RAW RECORDS:
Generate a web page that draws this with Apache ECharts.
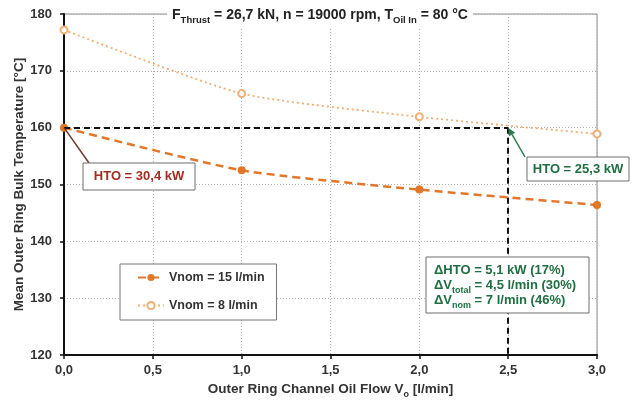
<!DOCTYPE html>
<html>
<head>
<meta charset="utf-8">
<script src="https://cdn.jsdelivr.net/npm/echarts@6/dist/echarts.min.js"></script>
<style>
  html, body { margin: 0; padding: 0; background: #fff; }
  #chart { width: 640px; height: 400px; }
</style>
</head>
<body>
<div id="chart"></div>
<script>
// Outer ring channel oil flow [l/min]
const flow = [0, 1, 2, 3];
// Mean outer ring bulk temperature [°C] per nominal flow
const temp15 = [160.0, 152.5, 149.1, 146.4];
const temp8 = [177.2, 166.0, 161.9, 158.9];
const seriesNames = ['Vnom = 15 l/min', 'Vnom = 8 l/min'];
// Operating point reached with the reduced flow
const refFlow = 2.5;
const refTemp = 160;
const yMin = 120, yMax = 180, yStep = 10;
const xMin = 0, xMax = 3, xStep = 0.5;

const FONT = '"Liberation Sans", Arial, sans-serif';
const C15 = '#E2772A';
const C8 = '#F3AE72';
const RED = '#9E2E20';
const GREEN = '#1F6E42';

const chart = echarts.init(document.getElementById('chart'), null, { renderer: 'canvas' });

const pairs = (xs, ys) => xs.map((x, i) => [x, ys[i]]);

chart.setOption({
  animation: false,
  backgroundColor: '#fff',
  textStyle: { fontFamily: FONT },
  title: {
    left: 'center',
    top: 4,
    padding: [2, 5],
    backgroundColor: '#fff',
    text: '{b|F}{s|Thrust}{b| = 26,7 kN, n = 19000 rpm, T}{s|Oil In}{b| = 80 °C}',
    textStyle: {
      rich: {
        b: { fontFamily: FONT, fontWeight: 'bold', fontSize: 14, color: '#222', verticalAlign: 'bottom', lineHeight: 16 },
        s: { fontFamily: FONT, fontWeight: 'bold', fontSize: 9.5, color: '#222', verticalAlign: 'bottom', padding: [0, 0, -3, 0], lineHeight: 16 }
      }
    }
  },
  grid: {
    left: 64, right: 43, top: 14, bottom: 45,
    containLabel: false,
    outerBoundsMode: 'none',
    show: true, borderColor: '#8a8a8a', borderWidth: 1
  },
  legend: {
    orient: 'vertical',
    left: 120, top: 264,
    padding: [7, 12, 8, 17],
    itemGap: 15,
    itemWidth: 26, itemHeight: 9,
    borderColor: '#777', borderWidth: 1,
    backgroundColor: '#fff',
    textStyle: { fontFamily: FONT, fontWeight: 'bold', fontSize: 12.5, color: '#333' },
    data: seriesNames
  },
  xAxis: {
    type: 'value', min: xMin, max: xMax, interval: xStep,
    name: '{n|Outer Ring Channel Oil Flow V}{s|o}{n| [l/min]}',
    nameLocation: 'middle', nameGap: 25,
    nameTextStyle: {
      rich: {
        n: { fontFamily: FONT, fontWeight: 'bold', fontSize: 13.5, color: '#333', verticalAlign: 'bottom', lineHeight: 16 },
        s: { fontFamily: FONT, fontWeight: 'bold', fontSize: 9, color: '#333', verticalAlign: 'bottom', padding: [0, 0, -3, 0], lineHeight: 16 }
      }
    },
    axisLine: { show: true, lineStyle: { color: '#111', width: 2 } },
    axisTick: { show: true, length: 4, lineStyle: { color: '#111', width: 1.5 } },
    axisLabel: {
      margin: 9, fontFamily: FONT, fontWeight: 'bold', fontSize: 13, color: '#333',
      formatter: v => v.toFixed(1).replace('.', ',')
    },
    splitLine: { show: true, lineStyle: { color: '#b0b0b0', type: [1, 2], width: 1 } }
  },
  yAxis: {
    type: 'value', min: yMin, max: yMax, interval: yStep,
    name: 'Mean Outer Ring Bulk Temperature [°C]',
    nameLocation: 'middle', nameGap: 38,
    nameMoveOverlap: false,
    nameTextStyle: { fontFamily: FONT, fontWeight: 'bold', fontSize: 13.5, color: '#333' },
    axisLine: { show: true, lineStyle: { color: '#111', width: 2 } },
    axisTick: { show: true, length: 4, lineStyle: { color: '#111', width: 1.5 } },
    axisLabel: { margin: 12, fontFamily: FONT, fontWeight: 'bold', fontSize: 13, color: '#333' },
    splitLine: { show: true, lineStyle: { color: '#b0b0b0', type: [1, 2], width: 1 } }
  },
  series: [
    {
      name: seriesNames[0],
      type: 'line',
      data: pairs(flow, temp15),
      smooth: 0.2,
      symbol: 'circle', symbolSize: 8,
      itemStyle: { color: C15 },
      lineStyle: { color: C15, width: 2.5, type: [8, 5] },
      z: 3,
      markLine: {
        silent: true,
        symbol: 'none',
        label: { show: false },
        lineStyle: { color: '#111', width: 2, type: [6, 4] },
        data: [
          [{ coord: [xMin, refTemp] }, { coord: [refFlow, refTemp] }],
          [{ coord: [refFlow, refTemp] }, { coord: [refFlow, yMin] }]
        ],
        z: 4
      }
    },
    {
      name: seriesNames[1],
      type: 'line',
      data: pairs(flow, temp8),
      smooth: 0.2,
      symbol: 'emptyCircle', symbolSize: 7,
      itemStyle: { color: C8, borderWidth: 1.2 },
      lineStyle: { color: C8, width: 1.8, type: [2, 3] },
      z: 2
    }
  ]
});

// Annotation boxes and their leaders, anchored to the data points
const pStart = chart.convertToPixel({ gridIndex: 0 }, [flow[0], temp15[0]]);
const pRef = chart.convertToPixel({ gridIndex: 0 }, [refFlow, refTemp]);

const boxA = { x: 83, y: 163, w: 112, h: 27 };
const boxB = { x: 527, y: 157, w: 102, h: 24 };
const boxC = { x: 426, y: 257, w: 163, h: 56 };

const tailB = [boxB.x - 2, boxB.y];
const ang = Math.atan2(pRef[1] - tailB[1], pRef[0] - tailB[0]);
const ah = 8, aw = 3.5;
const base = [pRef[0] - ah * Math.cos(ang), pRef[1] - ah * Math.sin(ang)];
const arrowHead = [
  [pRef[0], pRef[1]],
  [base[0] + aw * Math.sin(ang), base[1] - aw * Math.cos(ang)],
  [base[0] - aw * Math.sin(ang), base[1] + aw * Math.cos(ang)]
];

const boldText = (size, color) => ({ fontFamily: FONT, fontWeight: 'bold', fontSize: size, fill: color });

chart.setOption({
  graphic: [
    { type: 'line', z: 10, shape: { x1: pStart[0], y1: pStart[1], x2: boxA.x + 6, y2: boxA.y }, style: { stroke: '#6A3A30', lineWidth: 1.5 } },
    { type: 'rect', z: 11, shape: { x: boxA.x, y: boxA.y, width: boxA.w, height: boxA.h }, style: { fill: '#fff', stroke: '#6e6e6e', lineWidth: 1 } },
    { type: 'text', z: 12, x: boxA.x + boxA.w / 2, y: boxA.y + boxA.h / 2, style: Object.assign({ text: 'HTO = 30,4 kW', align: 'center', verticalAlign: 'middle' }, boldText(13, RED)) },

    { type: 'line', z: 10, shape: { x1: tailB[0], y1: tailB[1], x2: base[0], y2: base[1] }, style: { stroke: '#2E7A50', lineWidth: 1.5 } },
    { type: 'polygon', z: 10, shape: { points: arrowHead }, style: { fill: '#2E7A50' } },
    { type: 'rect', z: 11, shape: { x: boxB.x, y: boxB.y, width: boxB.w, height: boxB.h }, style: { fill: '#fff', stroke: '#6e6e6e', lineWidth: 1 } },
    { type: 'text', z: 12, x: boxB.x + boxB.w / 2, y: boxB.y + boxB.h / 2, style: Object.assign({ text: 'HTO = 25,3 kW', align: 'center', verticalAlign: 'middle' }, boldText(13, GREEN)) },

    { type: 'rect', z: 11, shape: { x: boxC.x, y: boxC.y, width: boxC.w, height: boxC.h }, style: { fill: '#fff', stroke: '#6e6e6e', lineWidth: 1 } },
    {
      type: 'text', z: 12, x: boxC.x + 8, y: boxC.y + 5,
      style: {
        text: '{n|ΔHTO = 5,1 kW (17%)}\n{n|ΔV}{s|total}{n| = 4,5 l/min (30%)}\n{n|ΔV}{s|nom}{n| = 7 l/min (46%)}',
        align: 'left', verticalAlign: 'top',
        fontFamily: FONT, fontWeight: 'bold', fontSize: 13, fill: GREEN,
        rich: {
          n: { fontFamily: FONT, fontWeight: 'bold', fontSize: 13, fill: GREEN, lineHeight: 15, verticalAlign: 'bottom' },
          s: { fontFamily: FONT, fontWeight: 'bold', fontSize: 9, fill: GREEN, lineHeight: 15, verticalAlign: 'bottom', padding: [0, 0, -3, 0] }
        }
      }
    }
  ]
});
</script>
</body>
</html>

--

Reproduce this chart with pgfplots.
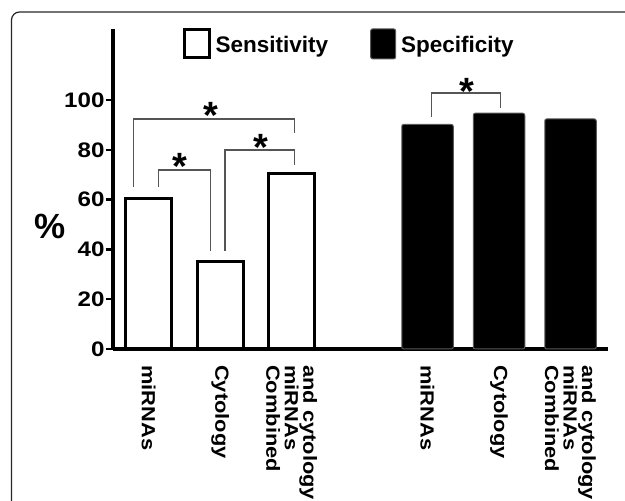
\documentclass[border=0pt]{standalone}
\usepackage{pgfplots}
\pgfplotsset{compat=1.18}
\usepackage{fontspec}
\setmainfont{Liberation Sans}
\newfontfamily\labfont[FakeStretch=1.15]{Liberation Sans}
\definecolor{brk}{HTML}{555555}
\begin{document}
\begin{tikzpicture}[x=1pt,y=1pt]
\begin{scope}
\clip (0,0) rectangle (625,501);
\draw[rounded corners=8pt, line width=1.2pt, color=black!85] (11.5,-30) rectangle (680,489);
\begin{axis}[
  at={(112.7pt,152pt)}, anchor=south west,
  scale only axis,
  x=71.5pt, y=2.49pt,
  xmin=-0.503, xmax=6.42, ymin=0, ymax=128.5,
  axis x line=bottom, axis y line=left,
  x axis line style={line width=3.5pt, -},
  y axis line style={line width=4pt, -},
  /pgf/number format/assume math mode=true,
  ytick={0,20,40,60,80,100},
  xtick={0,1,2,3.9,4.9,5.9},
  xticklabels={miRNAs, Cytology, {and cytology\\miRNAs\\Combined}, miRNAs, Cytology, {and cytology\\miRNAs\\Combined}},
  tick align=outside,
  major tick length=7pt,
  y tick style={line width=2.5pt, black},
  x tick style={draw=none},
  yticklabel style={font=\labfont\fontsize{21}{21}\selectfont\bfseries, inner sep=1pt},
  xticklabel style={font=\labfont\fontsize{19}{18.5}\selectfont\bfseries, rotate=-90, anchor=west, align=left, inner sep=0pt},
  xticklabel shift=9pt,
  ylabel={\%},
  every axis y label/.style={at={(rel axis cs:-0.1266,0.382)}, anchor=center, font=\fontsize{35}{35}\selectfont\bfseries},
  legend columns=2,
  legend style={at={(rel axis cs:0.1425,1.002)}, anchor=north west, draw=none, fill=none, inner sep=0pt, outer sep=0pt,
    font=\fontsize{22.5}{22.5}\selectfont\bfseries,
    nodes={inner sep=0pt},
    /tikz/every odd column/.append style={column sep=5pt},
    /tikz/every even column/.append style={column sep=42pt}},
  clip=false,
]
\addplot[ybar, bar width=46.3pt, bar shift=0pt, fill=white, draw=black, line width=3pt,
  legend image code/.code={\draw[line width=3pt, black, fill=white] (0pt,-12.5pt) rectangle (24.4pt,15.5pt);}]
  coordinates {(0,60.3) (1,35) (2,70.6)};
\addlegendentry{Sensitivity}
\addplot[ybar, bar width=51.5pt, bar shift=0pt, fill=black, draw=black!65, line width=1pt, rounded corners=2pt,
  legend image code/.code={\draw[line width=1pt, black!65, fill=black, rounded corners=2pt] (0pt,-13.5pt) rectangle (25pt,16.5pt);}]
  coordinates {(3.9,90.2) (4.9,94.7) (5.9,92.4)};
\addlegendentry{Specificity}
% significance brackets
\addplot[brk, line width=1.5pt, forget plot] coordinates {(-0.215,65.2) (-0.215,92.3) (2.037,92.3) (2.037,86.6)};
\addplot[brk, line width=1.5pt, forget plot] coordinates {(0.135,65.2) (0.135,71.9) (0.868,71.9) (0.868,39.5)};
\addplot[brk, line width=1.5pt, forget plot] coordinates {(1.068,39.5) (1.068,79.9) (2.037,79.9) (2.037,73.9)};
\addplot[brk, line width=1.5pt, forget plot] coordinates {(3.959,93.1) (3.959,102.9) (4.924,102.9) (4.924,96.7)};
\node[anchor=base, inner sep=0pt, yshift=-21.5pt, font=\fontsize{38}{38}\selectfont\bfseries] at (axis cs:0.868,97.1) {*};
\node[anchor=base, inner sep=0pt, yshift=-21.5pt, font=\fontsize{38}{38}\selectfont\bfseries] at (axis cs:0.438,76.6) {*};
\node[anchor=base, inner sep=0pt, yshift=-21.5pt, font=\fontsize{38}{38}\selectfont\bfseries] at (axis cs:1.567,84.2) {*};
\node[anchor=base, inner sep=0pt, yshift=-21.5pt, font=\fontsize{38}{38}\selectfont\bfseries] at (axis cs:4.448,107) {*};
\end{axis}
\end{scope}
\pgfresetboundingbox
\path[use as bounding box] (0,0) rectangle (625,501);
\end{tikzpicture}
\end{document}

SET PROBLEM:
Print everything from the line with "Generate a web" down to the line with "const pairs = (xs, ys)", both included, exactly as written and without the pictures.

ANSWER IN FULL:
Generate a web page that draws this with Apache ECharts.
<!DOCTYPE html>
<html>
<head>
<meta charset="utf-8">
<script src="https://cdn.jsdelivr.net/npm/echarts@6/dist/echarts.min.js"></script>
<style>
  html, body { margin: 0; padding: 0; background: #fff; }
  #chart { width: 640px; height: 400px; }
</style>
</head>
<body>
<div id="chart"></div>
<script>
// Outer ring channel oil flow [l/min]
const flow = [0, 1, 2, 3];
// Mean outer ring bulk temperature [°C] per nominal flow
const temp15 = [160.0, 152.5, 149.1, 146.4];
const temp8 = [177.2, 166.0, 161.9, 158.9];
const seriesNames = ['Vnom = 15 l/min', 'Vnom = 8 l/min'];
// Operating point reached with the reduced flow
const refFlow = 2.5;
const refTemp = 160;
const yMin = 120, yMax = 180, yStep = 10;
const xMin = 0, xMax = 3, xStep = 0.5;

const FONT = '"Liberation Sans", Arial, sans-serif';
const C15 = '#E2772A';
const C8 = '#F3AE72';
const RED = '#9E2E20';
const GREEN = '#1F6E42';

const chart = echarts.init(document.getElementById('chart'), null, { renderer: 'canvas' });

const pairs = (xs, ys) => xs.map((x, i) => [x, ys[i]]);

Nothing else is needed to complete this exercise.